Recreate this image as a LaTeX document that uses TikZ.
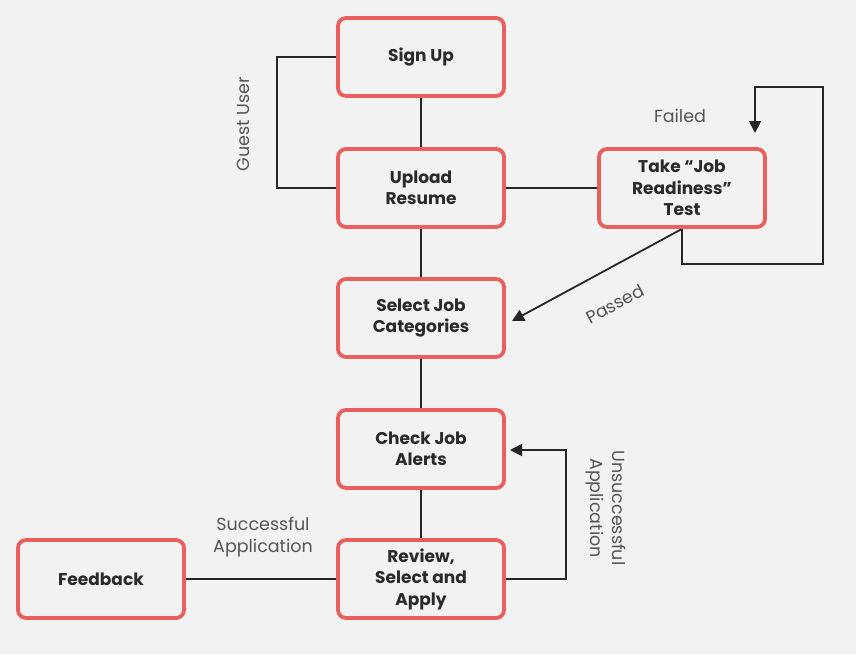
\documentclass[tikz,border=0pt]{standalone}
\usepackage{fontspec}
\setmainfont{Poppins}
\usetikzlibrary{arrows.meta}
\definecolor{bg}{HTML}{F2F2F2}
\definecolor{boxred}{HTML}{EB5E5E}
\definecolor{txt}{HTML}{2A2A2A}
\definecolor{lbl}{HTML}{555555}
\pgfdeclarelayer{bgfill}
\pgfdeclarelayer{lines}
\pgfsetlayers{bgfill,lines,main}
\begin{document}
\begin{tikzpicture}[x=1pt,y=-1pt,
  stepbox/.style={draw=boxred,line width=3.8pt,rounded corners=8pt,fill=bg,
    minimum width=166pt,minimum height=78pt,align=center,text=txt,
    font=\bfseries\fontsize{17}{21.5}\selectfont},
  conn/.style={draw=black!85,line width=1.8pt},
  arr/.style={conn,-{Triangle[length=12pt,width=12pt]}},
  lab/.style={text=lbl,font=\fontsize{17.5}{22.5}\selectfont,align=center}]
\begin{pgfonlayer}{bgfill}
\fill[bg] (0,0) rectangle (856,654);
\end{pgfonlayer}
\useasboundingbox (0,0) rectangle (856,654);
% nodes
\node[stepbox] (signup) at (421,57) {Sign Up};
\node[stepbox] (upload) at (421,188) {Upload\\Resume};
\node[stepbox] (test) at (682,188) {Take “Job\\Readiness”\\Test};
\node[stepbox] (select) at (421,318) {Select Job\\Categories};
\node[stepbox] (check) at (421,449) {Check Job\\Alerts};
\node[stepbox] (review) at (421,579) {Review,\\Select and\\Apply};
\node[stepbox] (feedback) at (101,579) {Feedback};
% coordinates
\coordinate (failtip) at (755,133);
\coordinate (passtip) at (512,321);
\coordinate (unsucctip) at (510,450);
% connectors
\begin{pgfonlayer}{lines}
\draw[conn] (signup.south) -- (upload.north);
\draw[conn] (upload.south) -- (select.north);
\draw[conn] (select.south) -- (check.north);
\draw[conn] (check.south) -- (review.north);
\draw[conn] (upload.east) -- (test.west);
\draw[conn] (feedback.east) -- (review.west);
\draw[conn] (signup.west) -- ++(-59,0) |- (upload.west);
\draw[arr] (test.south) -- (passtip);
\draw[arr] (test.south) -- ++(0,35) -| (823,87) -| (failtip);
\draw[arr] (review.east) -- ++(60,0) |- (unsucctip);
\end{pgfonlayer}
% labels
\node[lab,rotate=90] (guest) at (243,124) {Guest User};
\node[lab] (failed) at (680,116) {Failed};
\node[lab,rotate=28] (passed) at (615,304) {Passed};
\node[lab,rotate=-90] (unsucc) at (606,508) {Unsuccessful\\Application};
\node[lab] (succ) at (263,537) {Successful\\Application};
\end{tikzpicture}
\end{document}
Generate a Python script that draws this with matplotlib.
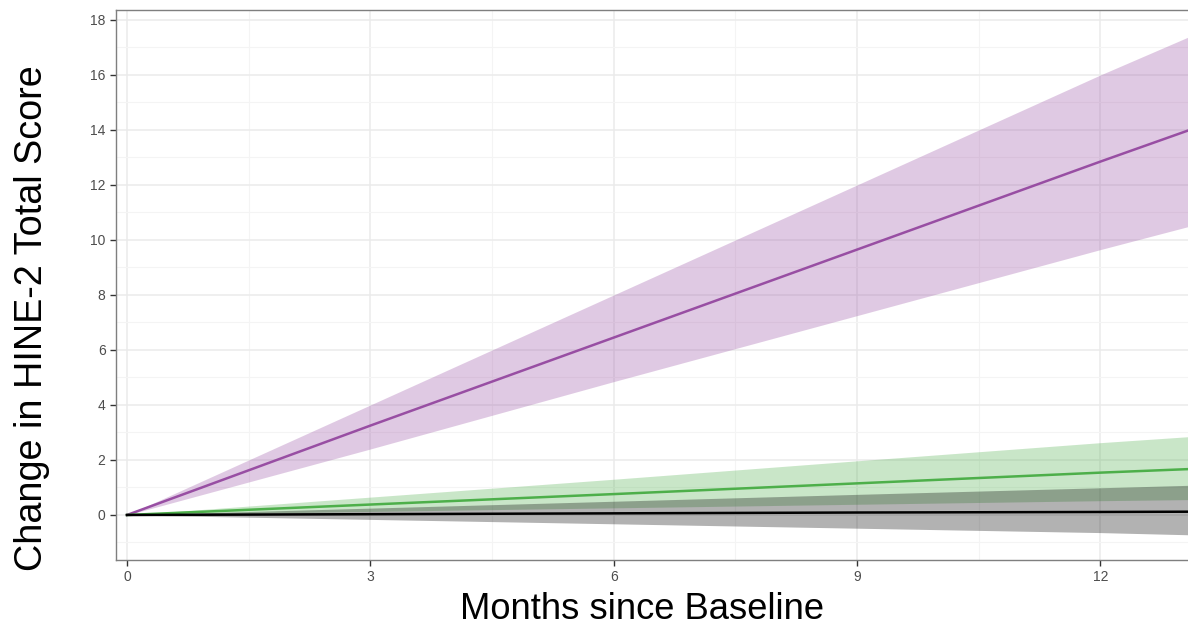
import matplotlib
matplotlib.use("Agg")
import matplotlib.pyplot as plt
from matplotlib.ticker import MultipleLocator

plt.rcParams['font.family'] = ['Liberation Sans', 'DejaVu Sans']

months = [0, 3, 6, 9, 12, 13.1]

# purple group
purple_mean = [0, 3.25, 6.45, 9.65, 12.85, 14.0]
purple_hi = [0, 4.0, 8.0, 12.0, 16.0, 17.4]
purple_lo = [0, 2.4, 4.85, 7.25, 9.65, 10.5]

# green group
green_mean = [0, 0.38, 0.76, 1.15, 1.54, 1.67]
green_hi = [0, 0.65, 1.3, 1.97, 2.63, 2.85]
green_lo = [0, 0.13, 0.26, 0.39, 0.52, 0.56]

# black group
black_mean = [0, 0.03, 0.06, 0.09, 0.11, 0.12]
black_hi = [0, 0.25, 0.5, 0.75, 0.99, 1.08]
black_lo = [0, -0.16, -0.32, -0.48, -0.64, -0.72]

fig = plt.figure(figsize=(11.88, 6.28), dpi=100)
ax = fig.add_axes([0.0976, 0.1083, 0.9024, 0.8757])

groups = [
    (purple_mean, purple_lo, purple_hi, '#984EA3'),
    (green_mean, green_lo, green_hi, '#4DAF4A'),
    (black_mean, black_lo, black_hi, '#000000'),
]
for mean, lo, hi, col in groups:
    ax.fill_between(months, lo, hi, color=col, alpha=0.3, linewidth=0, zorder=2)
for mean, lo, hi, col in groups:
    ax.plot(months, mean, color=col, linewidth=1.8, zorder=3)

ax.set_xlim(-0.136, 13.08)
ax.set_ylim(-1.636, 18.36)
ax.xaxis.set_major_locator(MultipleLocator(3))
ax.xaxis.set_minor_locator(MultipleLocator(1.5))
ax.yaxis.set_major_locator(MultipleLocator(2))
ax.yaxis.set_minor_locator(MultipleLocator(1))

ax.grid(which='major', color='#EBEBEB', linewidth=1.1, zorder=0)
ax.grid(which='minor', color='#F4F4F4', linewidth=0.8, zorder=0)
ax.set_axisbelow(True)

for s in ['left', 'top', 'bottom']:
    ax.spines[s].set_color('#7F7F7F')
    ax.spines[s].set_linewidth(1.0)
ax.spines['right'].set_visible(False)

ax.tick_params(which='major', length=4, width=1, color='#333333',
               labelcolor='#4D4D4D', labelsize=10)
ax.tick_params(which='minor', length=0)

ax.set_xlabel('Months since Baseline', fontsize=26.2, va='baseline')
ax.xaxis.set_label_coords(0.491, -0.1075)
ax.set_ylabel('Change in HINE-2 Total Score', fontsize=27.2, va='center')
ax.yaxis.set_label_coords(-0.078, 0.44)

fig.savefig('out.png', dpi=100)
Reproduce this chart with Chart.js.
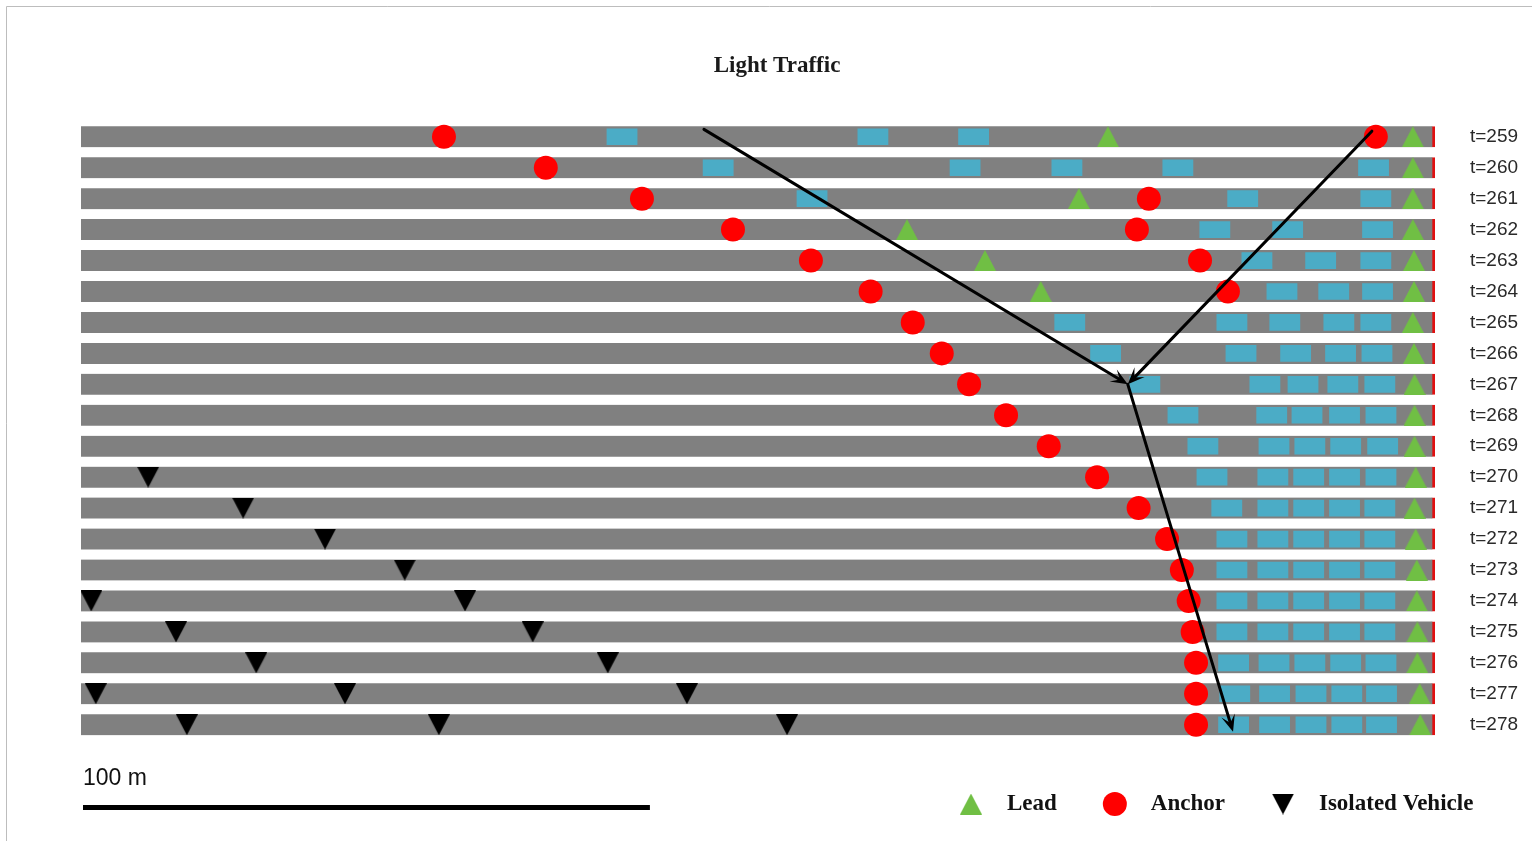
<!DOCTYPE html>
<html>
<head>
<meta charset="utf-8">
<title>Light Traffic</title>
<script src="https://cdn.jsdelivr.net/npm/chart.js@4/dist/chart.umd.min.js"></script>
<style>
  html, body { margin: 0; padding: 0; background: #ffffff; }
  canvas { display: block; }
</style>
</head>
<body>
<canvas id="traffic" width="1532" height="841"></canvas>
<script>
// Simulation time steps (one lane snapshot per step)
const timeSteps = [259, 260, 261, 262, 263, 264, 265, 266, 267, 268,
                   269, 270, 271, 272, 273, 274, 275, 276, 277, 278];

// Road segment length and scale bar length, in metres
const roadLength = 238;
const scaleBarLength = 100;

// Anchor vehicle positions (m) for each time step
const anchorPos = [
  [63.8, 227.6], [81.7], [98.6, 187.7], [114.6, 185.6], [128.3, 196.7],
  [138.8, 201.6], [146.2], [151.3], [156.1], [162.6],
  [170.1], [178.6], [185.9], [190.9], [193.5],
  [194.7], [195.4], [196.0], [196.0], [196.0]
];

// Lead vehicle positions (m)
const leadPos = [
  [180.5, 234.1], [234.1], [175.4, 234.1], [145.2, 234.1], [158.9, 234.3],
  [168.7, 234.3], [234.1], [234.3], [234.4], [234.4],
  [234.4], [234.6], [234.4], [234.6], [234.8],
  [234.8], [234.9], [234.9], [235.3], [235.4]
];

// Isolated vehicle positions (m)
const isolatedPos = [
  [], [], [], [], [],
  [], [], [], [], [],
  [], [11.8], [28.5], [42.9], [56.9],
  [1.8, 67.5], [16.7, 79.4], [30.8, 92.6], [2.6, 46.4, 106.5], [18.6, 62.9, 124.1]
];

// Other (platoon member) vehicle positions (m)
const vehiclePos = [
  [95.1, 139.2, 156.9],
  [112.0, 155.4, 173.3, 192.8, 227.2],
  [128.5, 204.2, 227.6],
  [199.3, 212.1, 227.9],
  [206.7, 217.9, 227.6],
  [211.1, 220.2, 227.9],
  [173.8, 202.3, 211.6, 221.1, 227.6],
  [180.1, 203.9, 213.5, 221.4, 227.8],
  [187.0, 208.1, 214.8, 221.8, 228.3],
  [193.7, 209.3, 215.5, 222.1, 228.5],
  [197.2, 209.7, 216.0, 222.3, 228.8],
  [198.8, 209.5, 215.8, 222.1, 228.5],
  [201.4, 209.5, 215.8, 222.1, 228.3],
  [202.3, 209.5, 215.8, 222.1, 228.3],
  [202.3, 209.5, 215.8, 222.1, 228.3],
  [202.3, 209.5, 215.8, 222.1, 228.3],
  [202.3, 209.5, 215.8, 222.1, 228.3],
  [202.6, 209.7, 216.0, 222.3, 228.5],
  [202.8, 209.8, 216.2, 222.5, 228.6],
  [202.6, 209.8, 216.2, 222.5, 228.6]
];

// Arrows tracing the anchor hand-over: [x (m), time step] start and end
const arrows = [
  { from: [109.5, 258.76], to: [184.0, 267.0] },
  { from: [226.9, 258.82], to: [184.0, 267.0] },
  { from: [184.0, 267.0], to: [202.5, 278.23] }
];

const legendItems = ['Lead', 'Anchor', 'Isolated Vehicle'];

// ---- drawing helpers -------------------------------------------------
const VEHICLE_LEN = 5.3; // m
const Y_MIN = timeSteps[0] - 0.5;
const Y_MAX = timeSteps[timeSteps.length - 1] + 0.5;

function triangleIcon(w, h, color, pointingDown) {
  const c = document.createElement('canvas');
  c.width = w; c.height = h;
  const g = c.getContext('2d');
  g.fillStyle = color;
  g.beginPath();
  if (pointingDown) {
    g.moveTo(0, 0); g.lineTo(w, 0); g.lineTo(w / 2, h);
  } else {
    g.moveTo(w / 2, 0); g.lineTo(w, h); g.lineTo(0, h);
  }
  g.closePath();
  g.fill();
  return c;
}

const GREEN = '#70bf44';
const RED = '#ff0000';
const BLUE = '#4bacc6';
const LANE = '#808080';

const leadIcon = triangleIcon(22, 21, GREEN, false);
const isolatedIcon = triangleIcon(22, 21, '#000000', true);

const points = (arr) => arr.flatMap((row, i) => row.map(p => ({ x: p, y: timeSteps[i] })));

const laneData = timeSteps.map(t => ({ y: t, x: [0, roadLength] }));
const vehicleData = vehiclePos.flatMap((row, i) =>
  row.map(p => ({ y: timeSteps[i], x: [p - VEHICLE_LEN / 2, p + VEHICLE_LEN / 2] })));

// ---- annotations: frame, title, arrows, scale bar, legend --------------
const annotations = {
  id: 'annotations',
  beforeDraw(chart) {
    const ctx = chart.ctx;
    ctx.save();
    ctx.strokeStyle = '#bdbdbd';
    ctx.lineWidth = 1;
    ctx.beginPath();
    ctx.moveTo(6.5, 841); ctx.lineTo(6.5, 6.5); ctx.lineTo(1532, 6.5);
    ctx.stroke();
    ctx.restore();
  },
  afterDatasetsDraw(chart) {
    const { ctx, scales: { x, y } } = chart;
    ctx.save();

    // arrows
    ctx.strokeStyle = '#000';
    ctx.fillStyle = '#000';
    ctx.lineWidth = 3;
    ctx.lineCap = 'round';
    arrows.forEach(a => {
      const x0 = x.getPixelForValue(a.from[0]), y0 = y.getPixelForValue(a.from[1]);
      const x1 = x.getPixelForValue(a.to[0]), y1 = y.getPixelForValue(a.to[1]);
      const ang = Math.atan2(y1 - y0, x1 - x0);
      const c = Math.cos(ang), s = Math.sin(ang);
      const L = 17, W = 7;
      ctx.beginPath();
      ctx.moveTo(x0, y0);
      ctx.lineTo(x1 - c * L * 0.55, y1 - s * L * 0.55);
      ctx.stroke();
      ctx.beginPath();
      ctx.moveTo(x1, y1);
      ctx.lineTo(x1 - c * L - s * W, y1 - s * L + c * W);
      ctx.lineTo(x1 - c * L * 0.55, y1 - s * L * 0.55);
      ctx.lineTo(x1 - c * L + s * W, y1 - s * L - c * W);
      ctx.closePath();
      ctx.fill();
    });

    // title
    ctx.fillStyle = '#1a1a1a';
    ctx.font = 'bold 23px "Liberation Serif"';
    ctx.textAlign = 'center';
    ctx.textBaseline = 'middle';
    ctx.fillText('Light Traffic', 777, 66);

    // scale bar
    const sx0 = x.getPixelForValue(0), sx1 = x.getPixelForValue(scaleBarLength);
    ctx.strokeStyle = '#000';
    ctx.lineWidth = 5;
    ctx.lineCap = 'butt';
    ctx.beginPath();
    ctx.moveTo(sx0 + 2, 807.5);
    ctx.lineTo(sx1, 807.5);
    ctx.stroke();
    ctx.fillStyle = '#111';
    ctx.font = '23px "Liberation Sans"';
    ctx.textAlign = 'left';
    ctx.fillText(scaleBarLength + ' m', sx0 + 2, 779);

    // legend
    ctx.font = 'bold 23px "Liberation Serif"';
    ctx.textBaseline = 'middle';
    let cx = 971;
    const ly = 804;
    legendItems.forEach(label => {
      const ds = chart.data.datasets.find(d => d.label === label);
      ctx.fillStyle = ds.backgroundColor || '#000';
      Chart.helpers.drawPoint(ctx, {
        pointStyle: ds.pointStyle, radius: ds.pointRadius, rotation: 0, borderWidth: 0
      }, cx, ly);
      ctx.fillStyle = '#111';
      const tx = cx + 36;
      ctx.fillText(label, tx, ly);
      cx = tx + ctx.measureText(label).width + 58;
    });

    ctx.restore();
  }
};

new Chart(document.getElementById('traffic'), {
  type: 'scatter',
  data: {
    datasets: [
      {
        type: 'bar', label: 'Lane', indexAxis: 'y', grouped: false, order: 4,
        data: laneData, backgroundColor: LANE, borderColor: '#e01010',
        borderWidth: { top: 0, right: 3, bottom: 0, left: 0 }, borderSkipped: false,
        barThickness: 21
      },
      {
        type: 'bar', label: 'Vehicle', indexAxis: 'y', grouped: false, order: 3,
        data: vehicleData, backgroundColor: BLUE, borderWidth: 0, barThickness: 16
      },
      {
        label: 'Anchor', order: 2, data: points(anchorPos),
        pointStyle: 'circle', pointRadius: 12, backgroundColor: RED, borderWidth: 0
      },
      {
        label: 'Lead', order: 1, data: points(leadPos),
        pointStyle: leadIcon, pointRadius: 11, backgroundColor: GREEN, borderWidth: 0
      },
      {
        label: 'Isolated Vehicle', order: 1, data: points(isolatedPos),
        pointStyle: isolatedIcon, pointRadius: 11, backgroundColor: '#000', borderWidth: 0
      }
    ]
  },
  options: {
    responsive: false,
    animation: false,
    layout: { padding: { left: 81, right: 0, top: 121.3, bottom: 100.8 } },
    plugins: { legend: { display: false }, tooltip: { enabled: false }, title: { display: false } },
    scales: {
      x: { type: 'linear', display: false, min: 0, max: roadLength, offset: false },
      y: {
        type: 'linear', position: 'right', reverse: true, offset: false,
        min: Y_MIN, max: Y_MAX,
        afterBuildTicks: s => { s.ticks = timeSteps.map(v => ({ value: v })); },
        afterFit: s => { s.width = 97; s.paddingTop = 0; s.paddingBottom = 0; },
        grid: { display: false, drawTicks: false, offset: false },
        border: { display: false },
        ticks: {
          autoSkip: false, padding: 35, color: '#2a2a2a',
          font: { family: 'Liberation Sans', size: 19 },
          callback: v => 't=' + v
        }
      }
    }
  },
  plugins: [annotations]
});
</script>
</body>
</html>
________________________________________
# Exercise brief
Print the line above containing "Generate a Python", the line containing "ax.plot(months, mean, color=col, linewidth=1.8, zorder=3)", and everything between them, exactly as written. Pictures stay out.

# Response for this exercise
Generate a Python script that draws this with matplotlib.
import matplotlib
matplotlib.use("Agg")
import matplotlib.pyplot as plt
from matplotlib.ticker import MultipleLocator

plt.rcParams['font.family'] = ['Liberation Sans', 'DejaVu Sans']

months = [0, 3, 6, 9, 12, 13.1]

# purple group
purple_mean = [0, 3.25, 6.45, 9.65, 12.85, 14.0]
purple_hi = [0, 4.0, 8.0, 12.0, 16.0, 17.4]
purple_lo = [0, 2.4, 4.85, 7.25, 9.65, 10.5]

# green group
green_mean = [0, 0.38, 0.76, 1.15, 1.54, 1.67]
green_hi = [0, 0.65, 1.3, 1.97, 2.63, 2.85]
green_lo = [0, 0.13, 0.26, 0.39, 0.52, 0.56]

# black group
black_mean = [0, 0.03, 0.06, 0.09, 0.11, 0.12]
black_hi = [0, 0.25, 0.5, 0.75, 0.99, 1.08]
black_lo = [0, -0.16, -0.32, -0.48, -0.64, -0.72]

fig = plt.figure(figsize=(11.88, 6.28), dpi=100)
ax = fig.add_axes([0.0976, 0.1083, 0.9024, 0.8757])

groups = [
    (purple_mean, purple_lo, purple_hi, '#984EA3'),
    (green_mean, green_lo, green_hi, '#4DAF4A'),
    (black_mean, black_lo, black_hi, '#000000'),
]
for mean, lo, hi, col in groups:
    ax.fill_between(months, lo, hi, color=col, alpha=0.3, linewidth=0, zorder=2)
for mean, lo, hi, col in groups:
    ax.plot(months, mean, color=col, linewidth=1.8, zorder=3)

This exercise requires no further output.